Technological Advancements
With blockchain technology’s advancement, issues like transaction speed and cost are being mitigated, enhancing user experience.
The introduction of layer-2 solutions and new consensus mechanisms has made GameFi more accessible and less taxing on resources.
Newer models are even blending GameFi by running parts of it as a traditional web2 product, while the key, blockchain-based elements operate on decentralized networks.
Today, GameFi is not just about earning; it’s about creating immersive, economically interactive worlds. This shift has made finance and gaming a more inclusive and likeable field, redefining human behavior in the digital age.

As we look to the future, GameFi is poised to further integrate with virtual reality, expand into educational games, and perhaps even influence traditional finance by demonstrating new ways of asset management and ownership.
However, creating sustainable GameFi systems seems to be a laborious and time-consuming process for now.

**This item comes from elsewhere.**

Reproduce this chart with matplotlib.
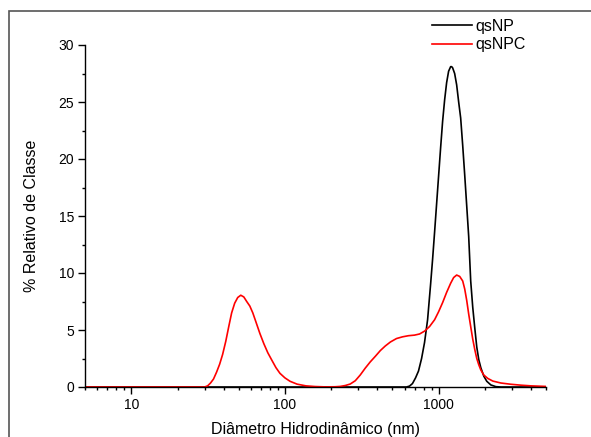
import matplotlib
matplotlib.use("Agg")
import matplotlib.pyplot as plt
from matplotlib.ticker import MultipleLocator, LogLocator, FixedLocator, FixedFormatter, NullFormatter
from matplotlib.patches import Rectangle

plt.rcParams['font.family'] = ['Liberation Sans', 'DejaVu Sans']

# qsNP (black)
np_size = [5, 618, 647, 676, 708, 740, 775, 810, 848, 887, 914, 942, 970, 1000,
           1031, 1062, 1095, 1128, 1162, 1198, 1216, 1234, 1272, 1311, 1351, 1392,
           1435, 1479, 1524, 1570, 1618, 1668, 1719, 1772, 1826, 1882, 1969, 2059,
           2188, 2358, 2543, 5000]
np_val = [0, 0, 0.08, 0.3, 0.8, 1.4, 2.5, 3.9, 5.9, 9.0, 11.2, 13.6, 16.0, 18.5,
          21.0, 23.3, 25.2, 26.7, 27.7, 28.1, 28.1, 28.0, 27.5, 26.5, 25.0, 23.6,
          21.2, 18.6, 15.9, 13.2, 9.3, 7.0, 5.2, 3.5, 2.4, 1.7, 0.95, 0.5,
          0.18, 0.03, 0, 0]

# qsNPC (red)
npc_size = [5, 30, 31.4, 32.8, 34.3, 35.9, 37.6, 39.3, 41.2, 43.1, 45.0, 47.1, 49.3,
            51.6, 54.0, 56.4, 59.1, 61.8, 64.6, 68.7, 72.9, 77.4, 82.2, 87.4, 92.8,
            100, 108, 120, 137, 157, 183, 212, 229, 247, 266, 287, 309, 333, 359,
            388, 418, 450, 486, 532, 582, 637, 697, 752, 810, 873, 942, 1000, 1062,
            1128, 1198, 1253, 1311, 1372, 1435, 1479, 1524, 1570, 1618, 1668, 1719,
            1772, 1826, 1882, 1969, 2091, 2254, 2543, 2955, 3435, 3994, 5000]
npc_val = [0, 0, 0.1, 0.35, 0.7, 1.3, 2.0, 2.85, 4.0, 5.3, 6.5, 7.35, 7.85,
           8.05, 7.9, 7.5, 7.1, 6.5, 5.75, 4.7, 3.8, 3.0, 2.35, 1.7, 1.2,
           0.8, 0.5, 0.25, 0.1, 0.04, 0.01, 0.02, 0.05, 0.13, 0.26, 0.55, 1.05, 1.65, 2.2,
           2.7, 3.2, 3.6, 3.95, 4.25, 4.4, 4.5, 4.55, 4.65, 4.9, 5.3, 5.9, 6.6, 7.4,
           8.3, 9.1, 9.6, 9.82, 9.7, 9.3, 8.6, 7.6, 6.4, 5.3, 4.2, 3.3,
           2.5, 1.95, 1.5, 1.05, 0.75, 0.52, 0.35, 0.24, 0.16, 0.1, 0.05]

x_ticks = [10, 100, 1000]
x_labels = ['10', '100', '1000']

fig = plt.figure(figsize=(5.91, 4.37), dpi=100)
ax = fig.add_axes([85/591, 50/437, (546-85)/591, (387-45)/437])

ax.plot(np_size, np_val, color='black', lw=1.2, label='qsNP')
ax.plot(npc_size, npc_val, color='red', lw=1.2, label='qsNPC')

ax.set_xscale('log')
ax.set_xlim(5, 5000)
ax.set_ylim(0, 30)

ax.xaxis.set_major_locator(FixedLocator(x_ticks))
ax.xaxis.set_major_formatter(FixedFormatter(x_labels))
ax.xaxis.set_minor_locator(LogLocator(base=10, subs=range(2, 10)))
ax.xaxis.set_minor_formatter(NullFormatter())
ax.yaxis.set_major_locator(MultipleLocator(5))
ax.yaxis.set_minor_locator(MultipleLocator(2.5))

for s in ['top', 'right']:
    ax.spines[s].set_visible(False)
for s in ['left', 'bottom']:
    ax.spines[s].set_linewidth(1.0)

ax.tick_params(which='major', direction='out', length=5, width=1.0, labelsize=10, pad=3)
ax.tick_params(which='minor', direction='out', length=2.5, width=1.0)

ax.set_xlabel('Diâmetro Hidrodinâmico (nm)', fontsize=11.5, labelpad=7)
ax.set_ylabel('% Relativo de Classe', fontsize=11.5, labelpad=14)

fig.legend(loc='upper left', bbox_to_anchor=(432/591, 1 - 19/437), frameon=False,
           fontsize=11.5, handlelength=2.5, handletextpad=0.2, labelspacing=0.2,
           borderpad=0, borderaxespad=0)

# outer frame (right and bottom edges fall outside the picture)
fig.patches.append(Rectangle((9/591, -0.2), 1.2, 1.2 - 11/437, transform=fig.transFigure,
                             fill=False, edgecolor='#555555', lw=1.2))

fig.savefig('out.png', dpi=100)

Through much trial and error, we can observe how this blend of gaming and finance will evolve as years or crypto cycles progress.
One of the standout achievements of 2024 was the launch of The Open Network’s infrastructure for Telegram apps, which sparked immense interest in this field and further shaped the environment.
Sustainability has yet to be proven, along with the conscious integration of gamification elements that benefit both users and projects in the long term. So far, we’ve seen numerous short-term, short-lived, money-grab projects which, despite introducing some innovative features, might have done more harm than good in onboarding new users to the GameFi and decentralized finance sectors.
Time will reveal how these practices will be refined in the future.
Much like the dot-com bubble, only those companies focusing on human-centric design and solid principles are likely to succeed long-term, potentially becoming the dominant, blue-chip players we see today, which emerged from the opportunistic bubble at the dawn of the 21st century.